WHAT THE TASK REQUIRES - Skip any picture you find and retype all the remaining lines exactly.
:: RECORDED DATA ::
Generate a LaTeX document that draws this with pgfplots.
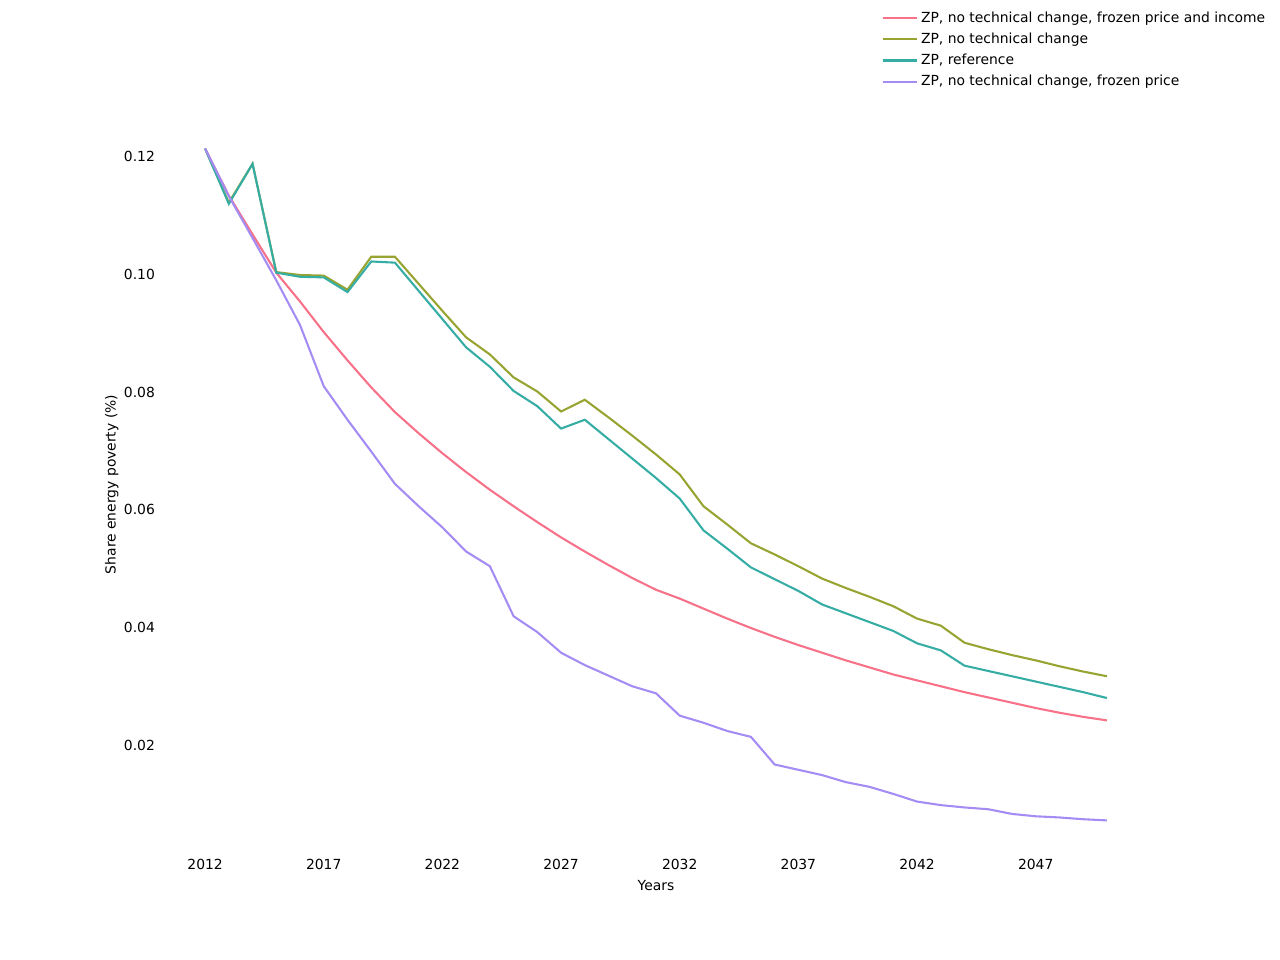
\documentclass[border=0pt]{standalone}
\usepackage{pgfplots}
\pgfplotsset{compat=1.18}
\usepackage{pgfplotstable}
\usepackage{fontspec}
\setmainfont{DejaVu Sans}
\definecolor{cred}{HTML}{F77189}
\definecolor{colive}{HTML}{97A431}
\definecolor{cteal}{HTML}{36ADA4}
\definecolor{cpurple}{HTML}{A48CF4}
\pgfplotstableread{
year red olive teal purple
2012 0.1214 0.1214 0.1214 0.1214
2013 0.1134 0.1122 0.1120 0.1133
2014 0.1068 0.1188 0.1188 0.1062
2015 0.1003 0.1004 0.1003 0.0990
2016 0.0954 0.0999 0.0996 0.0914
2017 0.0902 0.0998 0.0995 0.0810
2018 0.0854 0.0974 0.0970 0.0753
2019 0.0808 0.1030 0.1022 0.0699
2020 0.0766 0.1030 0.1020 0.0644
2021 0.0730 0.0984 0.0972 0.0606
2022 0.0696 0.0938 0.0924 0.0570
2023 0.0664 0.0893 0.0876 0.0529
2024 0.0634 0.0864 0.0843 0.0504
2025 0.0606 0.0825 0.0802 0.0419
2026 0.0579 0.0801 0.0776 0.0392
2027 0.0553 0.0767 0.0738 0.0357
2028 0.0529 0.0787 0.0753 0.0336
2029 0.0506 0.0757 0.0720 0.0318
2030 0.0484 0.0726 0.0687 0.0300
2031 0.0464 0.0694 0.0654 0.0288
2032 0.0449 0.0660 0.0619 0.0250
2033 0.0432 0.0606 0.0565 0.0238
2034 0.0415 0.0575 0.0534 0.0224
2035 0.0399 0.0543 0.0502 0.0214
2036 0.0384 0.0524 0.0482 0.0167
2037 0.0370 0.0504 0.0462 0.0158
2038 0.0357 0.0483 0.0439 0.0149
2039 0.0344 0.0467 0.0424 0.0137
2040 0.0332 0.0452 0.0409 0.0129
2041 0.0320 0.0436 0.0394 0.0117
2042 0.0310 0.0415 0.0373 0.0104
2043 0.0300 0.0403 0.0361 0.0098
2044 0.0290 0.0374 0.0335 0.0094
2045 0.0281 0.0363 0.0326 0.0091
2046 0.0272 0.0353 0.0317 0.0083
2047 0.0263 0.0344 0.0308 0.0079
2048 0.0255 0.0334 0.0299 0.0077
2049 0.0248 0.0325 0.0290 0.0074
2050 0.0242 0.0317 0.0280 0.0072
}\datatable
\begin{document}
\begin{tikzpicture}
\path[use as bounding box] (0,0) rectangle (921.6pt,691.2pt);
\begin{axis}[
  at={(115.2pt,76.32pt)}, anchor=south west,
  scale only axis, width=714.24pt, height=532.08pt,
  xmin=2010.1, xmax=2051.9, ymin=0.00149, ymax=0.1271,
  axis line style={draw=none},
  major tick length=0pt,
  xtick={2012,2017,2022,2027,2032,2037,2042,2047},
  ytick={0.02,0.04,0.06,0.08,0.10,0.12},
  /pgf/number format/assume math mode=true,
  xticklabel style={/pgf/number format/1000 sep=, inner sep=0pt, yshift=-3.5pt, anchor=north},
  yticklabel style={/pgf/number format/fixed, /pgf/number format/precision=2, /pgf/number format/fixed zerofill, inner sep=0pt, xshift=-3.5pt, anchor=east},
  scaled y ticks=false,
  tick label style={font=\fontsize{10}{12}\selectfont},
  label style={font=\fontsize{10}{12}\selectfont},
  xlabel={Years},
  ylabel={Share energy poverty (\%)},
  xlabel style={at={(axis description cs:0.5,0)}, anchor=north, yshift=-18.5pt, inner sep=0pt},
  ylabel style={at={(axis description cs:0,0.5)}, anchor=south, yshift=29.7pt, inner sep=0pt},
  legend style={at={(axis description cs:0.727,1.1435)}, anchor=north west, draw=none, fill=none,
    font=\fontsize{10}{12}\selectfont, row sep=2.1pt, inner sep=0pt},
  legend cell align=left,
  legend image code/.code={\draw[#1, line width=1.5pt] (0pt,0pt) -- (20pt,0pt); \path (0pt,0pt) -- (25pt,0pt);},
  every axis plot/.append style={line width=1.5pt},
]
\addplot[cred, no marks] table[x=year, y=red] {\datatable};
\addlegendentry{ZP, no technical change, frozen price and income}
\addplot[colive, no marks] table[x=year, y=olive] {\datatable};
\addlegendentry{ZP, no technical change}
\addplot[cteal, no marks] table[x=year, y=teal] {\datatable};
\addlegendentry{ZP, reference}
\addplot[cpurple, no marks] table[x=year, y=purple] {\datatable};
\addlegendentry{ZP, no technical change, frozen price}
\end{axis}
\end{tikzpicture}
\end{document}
:::
ANSWER TO THE TASK -
Generate a LaTeX document that draws this with pgfplots.
\documentclass[border=0pt]{standalone}
\usepackage{pgfplots}
\pgfplotsset{compat=1.18}
\usepackage{pgfplotstable}
\usepackage{fontspec}
\setmainfont{DejaVu Sans}
\definecolor{cred}{HTML}{F77189}
\definecolor{colive}{HTML}{97A431}
\definecolor{cteal}{HTML}{36ADA4}
\definecolor{cpurple}{HTML}{A48CF4}
\pgfplotstableread{
year red olive teal purple
2012 0.1214 0.1214 0.1214 0.1214
2013 0.1134 0.1122 0.1120 0.1133
2014 0.1068 0.1188 0.1188 0.1062
2015 0.1003 0.1004 0.1003 0.0990
2016 0.0954 0.0999 0.0996 0.0914
2017 0.0902 0.0998 0.0995 0.0810
2018 0.0854 0.0974 0.0970 0.0753
2019 0.0808 0.1030 0.1022 0.0699
2020 0.0766 0.1030 0.1020 0.0644
2021 0.0730 0.0984 0.0972 0.0606
2022 0.0696 0.0938 0.0924 0.0570
2023 0.0664 0.0893 0.0876 0.0529
2024 0.0634 0.0864 0.0843 0.0504
2025 0.0606 0.0825 0.0802 0.0419
2026 0.0579 0.0801 0.0776 0.0392
2027 0.0553 0.0767 0.0738 0.0357
2028 0.0529 0.0787 0.0753 0.0336
2029 0.0506 0.0757 0.0720 0.0318
2030 0.0484 0.0726 0.0687 0.0300
2031 0.0464 0.0694 0.0654 0.0288
2032 0.0449 0.0660 0.0619 0.0250
2033 0.0432 0.0606 0.0565 0.0238
2034 0.0415 0.0575 0.0534 0.0224
2035 0.0399 0.0543 0.0502 0.0214
2036 0.0384 0.0524 0.0482 0.0167
2037 0.0370 0.0504 0.0462 0.0158
2038 0.0357 0.0483 0.0439 0.0149
2039 0.0344 0.0467 0.0424 0.0137
2040 0.0332 0.0452 0.0409 0.0129
2041 0.0320 0.0436 0.0394 0.0117
2042 0.0310 0.0415 0.0373 0.0104
2043 0.0300 0.0403 0.0361 0.0098
2044 0.0290 0.0374 0.0335 0.0094
2045 0.0281 0.0363 0.0326 0.0091
2046 0.0272 0.0353 0.0317 0.0083
2047 0.0263 0.0344 0.0308 0.0079
2048 0.0255 0.0334 0.0299 0.0077
2049 0.0248 0.0325 0.0290 0.0074
2050 0.0242 0.0317 0.0280 0.0072
}\datatable
\begin{document}
\begin{tikzpicture}
\path[use as bounding box] (0,0) rectangle (921.6pt,691.2pt);
\begin{axis}[
  at={(115.2pt,76.32pt)}, anchor=south west,
  scale only axis, width=714.24pt, height=532.08pt,
  xmin=2010.1, xmax=2051.9, ymin=0.00149, ymax=0.1271,
  axis line style={draw=none},
  major tick length=0pt,
  xtick={2012,2017,2022,2027,2032,2037,2042,2047},
  ytick={0.02,0.04,0.06,0.08,0.10,0.12},
  /pgf/number format/assume math mode=true,
  xticklabel style={/pgf/number format/1000 sep=, inner sep=0pt, yshift=-3.5pt, anchor=north},
  yticklabel style={/pgf/number format/fixed, /pgf/number format/precision=2, /pgf/number format/fixed zerofill, inner sep=0pt, xshift=-3.5pt, anchor=east},
  scaled y ticks=false,
  tick label style={font=\fontsize{10}{12}\selectfont},
  label style={font=\fontsize{10}{12}\selectfont},
  xlabel={Years},
  ylabel={Share energy poverty (\%)},
  xlabel style={at={(axis description cs:0.5,0)}, anchor=north, yshift=-18.5pt, inner sep=0pt},
  ylabel style={at={(axis description cs:0,0.5)}, anchor=south, yshift=29.7pt, inner sep=0pt},
  legend style={at={(axis description cs:0.727,1.1435)}, anchor=north west, draw=none, fill=none,
    font=\fontsize{10}{12}\selectfont, row sep=2.1pt, inner sep=0pt},
  legend cell align=left,
  legend image code/.code={\draw[#1, line width=1.5pt] (0pt,0pt) -- (20pt,0pt); \path (0pt,0pt) -- (25pt,0pt);},
  every axis plot/.append style={line width=1.5pt},
]
\addplot[cred, no marks] table[x=year, y=red] {\datatable};
\addlegendentry{ZP, no technical change, frozen price and income}
\addplot[colive, no marks] table[x=year, y=olive] {\datatable};
\addlegendentry{ZP, no technical change}
\addplot[cteal, no marks] table[x=year, y=teal] {\datatable};
\addlegendentry{ZP, reference}
\addplot[cpurple, no marks] table[x=year, y=purple] {\datatable};
\addlegendentry{ZP, no technical change, frozen price}
\end{axis}
\end{tikzpicture}
\end{document}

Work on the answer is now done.